▶ _Exercise directions_: Copy out the whole listing exactly as written, leaving the pictures behind.

▶ _Supplied material_:

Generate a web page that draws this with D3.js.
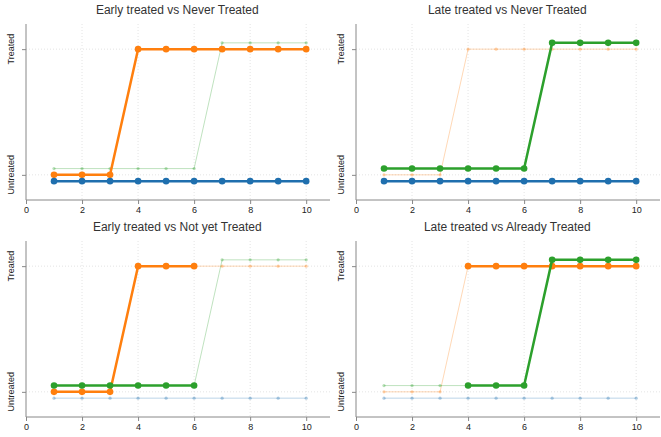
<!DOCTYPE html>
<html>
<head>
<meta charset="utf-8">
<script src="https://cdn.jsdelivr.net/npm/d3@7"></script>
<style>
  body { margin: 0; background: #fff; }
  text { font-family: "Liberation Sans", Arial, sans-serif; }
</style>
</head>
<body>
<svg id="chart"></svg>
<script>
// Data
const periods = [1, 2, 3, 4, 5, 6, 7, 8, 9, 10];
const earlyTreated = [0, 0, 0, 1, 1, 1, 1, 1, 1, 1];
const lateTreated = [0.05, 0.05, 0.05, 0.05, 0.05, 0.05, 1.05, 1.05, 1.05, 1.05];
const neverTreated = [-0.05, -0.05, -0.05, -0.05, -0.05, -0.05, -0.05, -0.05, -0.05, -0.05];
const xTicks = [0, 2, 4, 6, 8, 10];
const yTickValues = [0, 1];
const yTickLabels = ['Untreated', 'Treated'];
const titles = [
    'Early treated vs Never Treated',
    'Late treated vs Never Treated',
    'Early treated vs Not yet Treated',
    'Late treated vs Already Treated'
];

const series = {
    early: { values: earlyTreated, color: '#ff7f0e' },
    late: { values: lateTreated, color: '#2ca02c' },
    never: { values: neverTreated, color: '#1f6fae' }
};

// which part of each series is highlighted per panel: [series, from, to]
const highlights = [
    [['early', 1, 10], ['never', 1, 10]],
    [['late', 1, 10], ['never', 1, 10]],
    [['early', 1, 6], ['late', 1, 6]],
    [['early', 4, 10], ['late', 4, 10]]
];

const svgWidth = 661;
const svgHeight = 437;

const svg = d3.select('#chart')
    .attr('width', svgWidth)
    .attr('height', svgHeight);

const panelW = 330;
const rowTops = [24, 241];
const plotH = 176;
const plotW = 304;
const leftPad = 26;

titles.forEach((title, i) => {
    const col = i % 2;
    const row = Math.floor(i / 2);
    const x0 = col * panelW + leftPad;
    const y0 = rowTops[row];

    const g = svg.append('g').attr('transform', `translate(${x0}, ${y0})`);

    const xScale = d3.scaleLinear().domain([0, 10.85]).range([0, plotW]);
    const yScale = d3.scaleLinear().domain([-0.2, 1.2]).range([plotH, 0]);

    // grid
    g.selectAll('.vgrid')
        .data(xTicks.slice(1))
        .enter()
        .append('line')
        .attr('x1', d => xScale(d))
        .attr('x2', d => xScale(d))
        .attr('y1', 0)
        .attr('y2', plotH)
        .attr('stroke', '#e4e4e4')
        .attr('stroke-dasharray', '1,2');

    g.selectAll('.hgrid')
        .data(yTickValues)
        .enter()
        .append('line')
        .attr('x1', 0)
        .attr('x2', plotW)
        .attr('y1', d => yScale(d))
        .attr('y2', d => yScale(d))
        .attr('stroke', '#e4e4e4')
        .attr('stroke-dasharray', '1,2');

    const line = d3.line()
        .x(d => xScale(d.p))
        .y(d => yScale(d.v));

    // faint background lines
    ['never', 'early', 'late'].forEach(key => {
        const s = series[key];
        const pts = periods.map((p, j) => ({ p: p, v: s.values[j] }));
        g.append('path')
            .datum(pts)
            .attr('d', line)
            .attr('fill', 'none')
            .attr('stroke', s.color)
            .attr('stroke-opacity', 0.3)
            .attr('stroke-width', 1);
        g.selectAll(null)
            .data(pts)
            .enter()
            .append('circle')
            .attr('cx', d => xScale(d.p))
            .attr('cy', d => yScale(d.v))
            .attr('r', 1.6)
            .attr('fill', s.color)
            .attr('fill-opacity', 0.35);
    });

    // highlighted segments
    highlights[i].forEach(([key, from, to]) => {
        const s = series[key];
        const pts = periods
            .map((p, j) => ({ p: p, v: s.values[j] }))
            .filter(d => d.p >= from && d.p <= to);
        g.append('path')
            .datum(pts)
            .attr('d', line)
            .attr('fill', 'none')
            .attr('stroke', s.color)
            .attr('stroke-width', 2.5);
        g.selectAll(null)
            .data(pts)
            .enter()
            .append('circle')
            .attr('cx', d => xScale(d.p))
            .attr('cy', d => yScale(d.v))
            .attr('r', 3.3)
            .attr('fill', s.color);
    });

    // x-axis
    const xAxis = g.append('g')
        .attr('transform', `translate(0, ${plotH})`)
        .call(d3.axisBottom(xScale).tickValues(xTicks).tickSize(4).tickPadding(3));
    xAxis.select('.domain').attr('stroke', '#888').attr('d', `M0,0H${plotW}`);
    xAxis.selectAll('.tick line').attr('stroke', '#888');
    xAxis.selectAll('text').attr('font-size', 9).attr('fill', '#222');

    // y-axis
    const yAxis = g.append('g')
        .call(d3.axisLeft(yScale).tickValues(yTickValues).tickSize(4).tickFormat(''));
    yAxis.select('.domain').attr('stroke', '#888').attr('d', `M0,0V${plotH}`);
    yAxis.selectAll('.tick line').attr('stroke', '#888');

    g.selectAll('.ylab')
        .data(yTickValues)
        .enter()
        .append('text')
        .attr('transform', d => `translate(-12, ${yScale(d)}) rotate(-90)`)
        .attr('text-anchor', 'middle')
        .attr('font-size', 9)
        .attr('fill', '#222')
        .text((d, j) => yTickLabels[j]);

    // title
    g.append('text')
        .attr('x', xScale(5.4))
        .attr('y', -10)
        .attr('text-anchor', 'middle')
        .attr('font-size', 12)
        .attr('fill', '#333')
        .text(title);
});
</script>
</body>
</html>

▶ _Complete answer_:
Generate a web page that draws this with D3.js.
<!DOCTYPE html>
<html>
<head>
<meta charset="utf-8">
<script src="https://cdn.jsdelivr.net/npm/d3@7"></script>
<style>
  body { margin: 0; background: #fff; }
  text { font-family: "Liberation Sans", Arial, sans-serif; }
</style>
</head>
<body>
<svg id="chart"></svg>
<script>
// Data
const periods = [1, 2, 3, 4, 5, 6, 7, 8, 9, 10];
const earlyTreated = [0, 0, 0, 1, 1, 1, 1, 1, 1, 1];
const lateTreated = [0.05, 0.05, 0.05, 0.05, 0.05, 0.05, 1.05, 1.05, 1.05, 1.05];
const neverTreated = [-0.05, -0.05, -0.05, -0.05, -0.05, -0.05, -0.05, -0.05, -0.05, -0.05];
const xTicks = [0, 2, 4, 6, 8, 10];
const yTickValues = [0, 1];
const yTickLabels = ['Untreated', 'Treated'];
const titles = [
    'Early treated vs Never Treated',
    'Late treated vs Never Treated',
    'Early treated vs Not yet Treated',
    'Late treated vs Already Treated'
];

const series = {
    early: { values: earlyTreated, color: '#ff7f0e' },
    late: { values: lateTreated, color: '#2ca02c' },
    never: { values: neverTreated, color: '#1f6fae' }
};

// which part of each series is highlighted per panel: [series, from, to]
const highlights = [
    [['early', 1, 10], ['never', 1, 10]],
    [['late', 1, 10], ['never', 1, 10]],
    [['early', 1, 6], ['late', 1, 6]],
    [['early', 4, 10], ['late', 4, 10]]
];

const svgWidth = 661;
const svgHeight = 437;

const svg = d3.select('#chart')
    .attr('width', svgWidth)
    .attr('height', svgHeight);

const panelW = 330;
const rowTops = [24, 241];
const plotH = 176;
const plotW = 304;
const leftPad = 26;

titles.forEach((title, i) => {
    const col = i % 2;
    const row = Math.floor(i / 2);
    const x0 = col * panelW + leftPad;
    const y0 = rowTops[row];

    const g = svg.append('g').attr('transform', `translate(${x0}, ${y0})`);

    const xScale = d3.scaleLinear().domain([0, 10.85]).range([0, plotW]);
    const yScale = d3.scaleLinear().domain([-0.2, 1.2]).range([plotH, 0]);

    // grid
    g.selectAll('.vgrid')
        .data(xTicks.slice(1))
        .enter()
        .append('line')
        .attr('x1', d => xScale(d))
        .attr('x2', d => xScale(d))
        .attr('y1', 0)
        .attr('y2', plotH)
        .attr('stroke', '#e4e4e4')
        .attr('stroke-dasharray', '1,2');

    g.selectAll('.hgrid')
        .data(yTickValues)
        .enter()
        .append('line')
        .attr('x1', 0)
        .attr('x2', plotW)
        .attr('y1', d => yScale(d))
        .attr('y2', d => yScale(d))
        .attr('stroke', '#e4e4e4')
        .attr('stroke-dasharray', '1,2');

    const line = d3.line()
        .x(d => xScale(d.p))
        .y(d => yScale(d.v));

    // faint background lines
    ['never', 'early', 'late'].forEach(key => {
        const s = series[key];
        const pts = periods.map((p, j) => ({ p: p, v: s.values[j] }));
        g.append('path')
            .datum(pts)
            .attr('d', line)
            .attr('fill', 'none')
            .attr('stroke', s.color)
            .attr('stroke-opacity', 0.3)
            .attr('stroke-width', 1);
        g.selectAll(null)
            .data(pts)
            .enter()
            .append('circle')
            .attr('cx', d => xScale(d.p))
            .attr('cy', d => yScale(d.v))
            .attr('r', 1.6)
            .attr('fill', s.color)
            .attr('fill-opacity', 0.35);
    });

    // highlighted segments
    highlights[i].forEach(([key, from, to]) => {
        const s = series[key];
        const pts = periods
            .map((p, j) => ({ p: p, v: s.values[j] }))
            .filter(d => d.p >= from && d.p <= to);
        g.append('path')
            .datum(pts)
            .attr('d', line)
            .attr('fill', 'none')
            .attr('stroke', s.color)
            .attr('stroke-width', 2.5);
        g.selectAll(null)
            .data(pts)
            .enter()
            .append('circle')
            .attr('cx', d => xScale(d.p))
            .attr('cy', d => yScale(d.v))
            .attr('r', 3.3)
            .attr('fill', s.color);
    });

    // x-axis
    const xAxis = g.append('g')
        .attr('transform', `translate(0, ${plotH})`)
        .call(d3.axisBottom(xScale).tickValues(xTicks).tickSize(4).tickPadding(3));
    xAxis.select('.domain').attr('stroke', '#888').attr('d', `M0,0H${plotW}`);
    xAxis.selectAll('.tick line').attr('stroke', '#888');
    xAxis.selectAll('text').attr('font-size', 9).attr('fill', '#222');

    // y-axis
    const yAxis = g.append('g')
        .call(d3.axisLeft(yScale).tickValues(yTickValues).tickSize(4).tickFormat(''));
    yAxis.select('.domain').attr('stroke', '#888').attr('d', `M0,0V${plotH}`);
    yAxis.selectAll('.tick line').attr('stroke', '#888');

    g.selectAll('.ylab')
        .data(yTickValues)
        .enter()
        .append('text')
        .attr('transform', d => `translate(-12, ${yScale(d)}) rotate(-90)`)
        .attr('text-anchor', 'middle')
        .attr('font-size', 9)
        .attr('fill', '#222')
        .text((d, j) => yTickLabels[j]);

    // title
    g.append('text')
        .attr('x', xScale(5.4))
        .attr('y', -10)
        .attr('text-anchor', 'middle')
        .attr('font-size', 12)
        .attr('fill', '#333')
        .text(title);
});
</script>
</body>
</html>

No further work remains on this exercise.